For my part, I have four hundred years of ancestors on this continent and I’m not going to abandon them because of a Fritz-come-lately like Donald Trump. I’m fifty now and might give a different answer if I were twenty, but if it gets bad I plan to stay and see it out. Admittedly, I enjoy a degree of privilege that many who are considering emigration do not. I’m white, male, hetero, culturally Christian, gainfully employed, and in possession of a home with all the signifiers of middle class. Which is not say I lack vulnerabilities; my salary is, after all, paid for by a (very red) state, and part of my job is public commentary on foreign policy. The US university system as a whole is likely to come under attack from the Trump administration, so my job isn’t as safe as I’d like. One promise of Project 2025 is to put ideological guardrails on the faculty at Professional Military Education institutions, which would limit my future job options. Still, there are many who are more vulnerable than myself, including my teenage daughters.

But there are also practical reasons to be skeptical about emigration and exile as options. For one, unless you have significant means it’s probably harder than you think to resettle to a foreign country, even one where you can get by with English. For another, anti-immigration sentiment is global, and especially if substantial numbers of Americans begin to emigrate they might find themselves welcomed less eagerly than they hope. Most importantly, if things go very bad here there is no guarantee that emigration will actually keep you safe. Russian exiles are not safe in the United Kingdom; Indian dissidents are not safe in Canada. Even setting aside the fact that Canada is likely to elect a right wing government next year, if things go bad in the US to the extent that you have to flee the country for safety, the Canadian border ain’t gonna be much of an obstacle to the people who want to hurt you. No country in the world is going to welcome dissidents and asylum seekers from a violent, fascist United States, and few countries are going to complain overmuch when that United States wants its dissidents arrested and returned in handcuffs.
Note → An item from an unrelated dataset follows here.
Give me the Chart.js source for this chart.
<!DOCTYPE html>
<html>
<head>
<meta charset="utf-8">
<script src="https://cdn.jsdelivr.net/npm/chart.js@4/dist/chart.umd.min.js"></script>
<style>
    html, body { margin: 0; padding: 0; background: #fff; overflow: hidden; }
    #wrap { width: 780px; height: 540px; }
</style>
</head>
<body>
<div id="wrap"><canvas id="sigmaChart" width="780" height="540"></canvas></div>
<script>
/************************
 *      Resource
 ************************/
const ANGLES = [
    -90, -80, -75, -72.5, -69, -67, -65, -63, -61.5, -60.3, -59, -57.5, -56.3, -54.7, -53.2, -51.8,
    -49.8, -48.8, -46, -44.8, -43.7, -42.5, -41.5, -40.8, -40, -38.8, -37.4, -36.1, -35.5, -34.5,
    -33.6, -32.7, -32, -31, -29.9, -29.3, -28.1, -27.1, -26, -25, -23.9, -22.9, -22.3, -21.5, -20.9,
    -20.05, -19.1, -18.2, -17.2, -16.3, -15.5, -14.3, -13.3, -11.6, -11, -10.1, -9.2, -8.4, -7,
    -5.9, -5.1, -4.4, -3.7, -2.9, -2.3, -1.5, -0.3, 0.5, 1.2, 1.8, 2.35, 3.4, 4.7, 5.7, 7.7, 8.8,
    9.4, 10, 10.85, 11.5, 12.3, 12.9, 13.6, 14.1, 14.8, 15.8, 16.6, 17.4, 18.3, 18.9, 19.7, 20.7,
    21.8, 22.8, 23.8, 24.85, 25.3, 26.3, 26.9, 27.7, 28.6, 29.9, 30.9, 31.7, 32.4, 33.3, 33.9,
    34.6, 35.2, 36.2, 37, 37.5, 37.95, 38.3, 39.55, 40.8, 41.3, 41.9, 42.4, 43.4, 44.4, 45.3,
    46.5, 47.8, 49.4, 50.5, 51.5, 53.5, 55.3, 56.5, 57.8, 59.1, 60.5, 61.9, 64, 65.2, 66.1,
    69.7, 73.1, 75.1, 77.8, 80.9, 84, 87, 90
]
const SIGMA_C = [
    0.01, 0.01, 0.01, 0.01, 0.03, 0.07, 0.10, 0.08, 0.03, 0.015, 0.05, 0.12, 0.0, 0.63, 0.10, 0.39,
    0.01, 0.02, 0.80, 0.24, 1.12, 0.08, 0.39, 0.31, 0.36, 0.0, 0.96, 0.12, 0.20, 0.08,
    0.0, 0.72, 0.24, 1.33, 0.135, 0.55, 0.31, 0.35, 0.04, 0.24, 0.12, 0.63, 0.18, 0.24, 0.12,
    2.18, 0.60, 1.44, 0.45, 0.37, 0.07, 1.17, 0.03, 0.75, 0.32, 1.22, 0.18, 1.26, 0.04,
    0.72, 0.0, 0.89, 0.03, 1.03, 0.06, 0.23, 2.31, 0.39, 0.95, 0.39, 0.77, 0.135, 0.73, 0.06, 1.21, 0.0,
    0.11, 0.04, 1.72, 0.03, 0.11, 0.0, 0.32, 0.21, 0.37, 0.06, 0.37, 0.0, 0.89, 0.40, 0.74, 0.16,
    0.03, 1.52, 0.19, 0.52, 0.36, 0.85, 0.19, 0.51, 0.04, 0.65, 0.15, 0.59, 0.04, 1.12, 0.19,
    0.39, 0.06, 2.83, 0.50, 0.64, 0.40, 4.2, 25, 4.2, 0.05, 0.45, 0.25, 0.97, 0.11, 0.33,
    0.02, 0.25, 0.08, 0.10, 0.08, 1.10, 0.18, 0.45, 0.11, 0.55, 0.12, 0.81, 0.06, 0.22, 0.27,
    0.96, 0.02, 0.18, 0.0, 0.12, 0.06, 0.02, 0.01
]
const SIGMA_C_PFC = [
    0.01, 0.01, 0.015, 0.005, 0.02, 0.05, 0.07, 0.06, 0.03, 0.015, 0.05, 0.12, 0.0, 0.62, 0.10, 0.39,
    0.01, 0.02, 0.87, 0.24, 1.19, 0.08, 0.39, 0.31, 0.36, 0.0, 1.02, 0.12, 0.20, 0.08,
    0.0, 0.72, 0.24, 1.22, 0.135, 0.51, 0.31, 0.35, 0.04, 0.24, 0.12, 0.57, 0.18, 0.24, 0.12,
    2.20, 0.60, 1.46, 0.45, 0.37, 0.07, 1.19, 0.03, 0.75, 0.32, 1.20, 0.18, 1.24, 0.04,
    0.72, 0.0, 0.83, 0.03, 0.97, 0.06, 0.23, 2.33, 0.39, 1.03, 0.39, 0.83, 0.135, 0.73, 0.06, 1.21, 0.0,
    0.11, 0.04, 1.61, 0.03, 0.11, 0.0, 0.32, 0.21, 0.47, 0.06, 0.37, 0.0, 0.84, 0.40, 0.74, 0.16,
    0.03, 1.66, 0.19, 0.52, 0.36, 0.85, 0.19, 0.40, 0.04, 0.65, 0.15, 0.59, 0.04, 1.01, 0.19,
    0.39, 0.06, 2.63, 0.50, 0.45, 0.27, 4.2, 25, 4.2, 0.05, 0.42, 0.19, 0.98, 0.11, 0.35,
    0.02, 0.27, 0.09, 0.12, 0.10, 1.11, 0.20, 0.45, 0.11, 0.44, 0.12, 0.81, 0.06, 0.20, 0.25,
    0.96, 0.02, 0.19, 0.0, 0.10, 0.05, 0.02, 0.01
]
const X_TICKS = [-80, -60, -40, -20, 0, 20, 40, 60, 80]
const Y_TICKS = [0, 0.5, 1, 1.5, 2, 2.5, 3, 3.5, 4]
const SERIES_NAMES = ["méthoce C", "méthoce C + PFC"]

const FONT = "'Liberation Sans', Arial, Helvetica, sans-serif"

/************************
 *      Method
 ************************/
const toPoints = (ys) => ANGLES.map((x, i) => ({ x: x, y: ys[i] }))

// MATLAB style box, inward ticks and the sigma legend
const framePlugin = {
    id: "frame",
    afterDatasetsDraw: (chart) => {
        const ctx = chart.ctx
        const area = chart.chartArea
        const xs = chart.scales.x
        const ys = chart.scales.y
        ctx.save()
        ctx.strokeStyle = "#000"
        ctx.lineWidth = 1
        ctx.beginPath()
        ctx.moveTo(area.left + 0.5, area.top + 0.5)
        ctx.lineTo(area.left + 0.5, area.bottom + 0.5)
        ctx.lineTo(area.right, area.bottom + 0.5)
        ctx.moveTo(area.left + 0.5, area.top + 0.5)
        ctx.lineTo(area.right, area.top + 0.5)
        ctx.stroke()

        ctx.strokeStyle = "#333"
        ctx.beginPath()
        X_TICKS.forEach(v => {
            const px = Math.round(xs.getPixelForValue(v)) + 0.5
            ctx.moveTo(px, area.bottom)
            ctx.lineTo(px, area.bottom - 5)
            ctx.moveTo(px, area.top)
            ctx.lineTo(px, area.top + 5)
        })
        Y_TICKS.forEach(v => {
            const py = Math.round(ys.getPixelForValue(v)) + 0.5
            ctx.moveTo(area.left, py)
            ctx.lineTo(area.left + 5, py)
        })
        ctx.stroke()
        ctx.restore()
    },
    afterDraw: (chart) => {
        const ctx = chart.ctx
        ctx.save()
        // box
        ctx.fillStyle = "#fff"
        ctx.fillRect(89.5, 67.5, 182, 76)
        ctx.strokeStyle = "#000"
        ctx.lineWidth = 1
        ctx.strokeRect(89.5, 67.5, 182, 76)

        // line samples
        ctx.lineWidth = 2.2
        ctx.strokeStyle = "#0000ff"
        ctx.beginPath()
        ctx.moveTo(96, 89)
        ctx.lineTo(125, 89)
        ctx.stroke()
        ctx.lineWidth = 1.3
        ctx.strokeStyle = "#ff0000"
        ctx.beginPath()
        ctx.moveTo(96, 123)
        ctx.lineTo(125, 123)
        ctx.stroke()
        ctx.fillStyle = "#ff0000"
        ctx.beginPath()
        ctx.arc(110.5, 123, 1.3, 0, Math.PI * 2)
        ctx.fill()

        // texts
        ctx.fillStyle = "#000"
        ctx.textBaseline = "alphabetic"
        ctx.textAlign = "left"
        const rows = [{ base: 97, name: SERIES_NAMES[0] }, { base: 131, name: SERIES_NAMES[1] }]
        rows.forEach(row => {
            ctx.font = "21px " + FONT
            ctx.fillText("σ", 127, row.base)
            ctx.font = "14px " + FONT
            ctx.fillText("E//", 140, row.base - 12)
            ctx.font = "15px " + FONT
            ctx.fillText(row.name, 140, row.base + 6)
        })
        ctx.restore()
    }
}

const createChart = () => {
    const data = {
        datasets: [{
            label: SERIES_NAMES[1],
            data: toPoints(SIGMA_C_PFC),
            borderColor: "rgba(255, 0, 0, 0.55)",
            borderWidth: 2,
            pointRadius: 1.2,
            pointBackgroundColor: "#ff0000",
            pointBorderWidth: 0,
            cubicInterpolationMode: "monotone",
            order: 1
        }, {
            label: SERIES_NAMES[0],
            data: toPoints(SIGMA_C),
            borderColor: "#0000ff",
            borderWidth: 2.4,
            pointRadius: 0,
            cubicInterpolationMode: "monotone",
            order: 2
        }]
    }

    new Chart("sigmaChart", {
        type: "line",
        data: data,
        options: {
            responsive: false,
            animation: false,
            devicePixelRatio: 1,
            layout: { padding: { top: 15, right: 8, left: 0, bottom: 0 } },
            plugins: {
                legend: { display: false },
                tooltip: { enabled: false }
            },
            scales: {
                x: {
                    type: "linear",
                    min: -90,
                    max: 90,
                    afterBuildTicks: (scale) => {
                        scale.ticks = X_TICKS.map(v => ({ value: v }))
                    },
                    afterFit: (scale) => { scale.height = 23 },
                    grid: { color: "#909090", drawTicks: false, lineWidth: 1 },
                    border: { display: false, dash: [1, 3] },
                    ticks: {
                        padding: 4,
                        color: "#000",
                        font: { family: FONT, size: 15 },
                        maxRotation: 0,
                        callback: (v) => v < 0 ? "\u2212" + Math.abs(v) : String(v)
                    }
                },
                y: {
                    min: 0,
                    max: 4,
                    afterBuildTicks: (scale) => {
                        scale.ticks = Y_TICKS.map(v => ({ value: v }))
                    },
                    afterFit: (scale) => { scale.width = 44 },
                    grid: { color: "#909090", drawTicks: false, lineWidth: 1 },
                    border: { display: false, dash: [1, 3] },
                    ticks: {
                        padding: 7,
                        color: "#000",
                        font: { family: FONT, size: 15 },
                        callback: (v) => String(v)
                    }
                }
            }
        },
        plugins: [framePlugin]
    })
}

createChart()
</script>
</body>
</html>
Last week, Donald Trump won Kentucky with 66% of the vote. This is deeply frustrating and saddening, and we need to acknowledge the reality that a very substantial portion of the American population is willing to tolerate a President who spews fascist garbage as a matter of habit. But last year, Andy Beshear won Kentucky with 52% of the vote. Those electorates weren’t identical, but they definitely included both people who voted from Trump in one year and Beshear in another, and people who didn’t vote because they didn’t mind the idea of Andy Beshear as their governor. There’s hope in that, and it’s altogether better to think about how to mobilize the part of those voters who thought Andy was dandy and not the part that should be dumped because of Trump.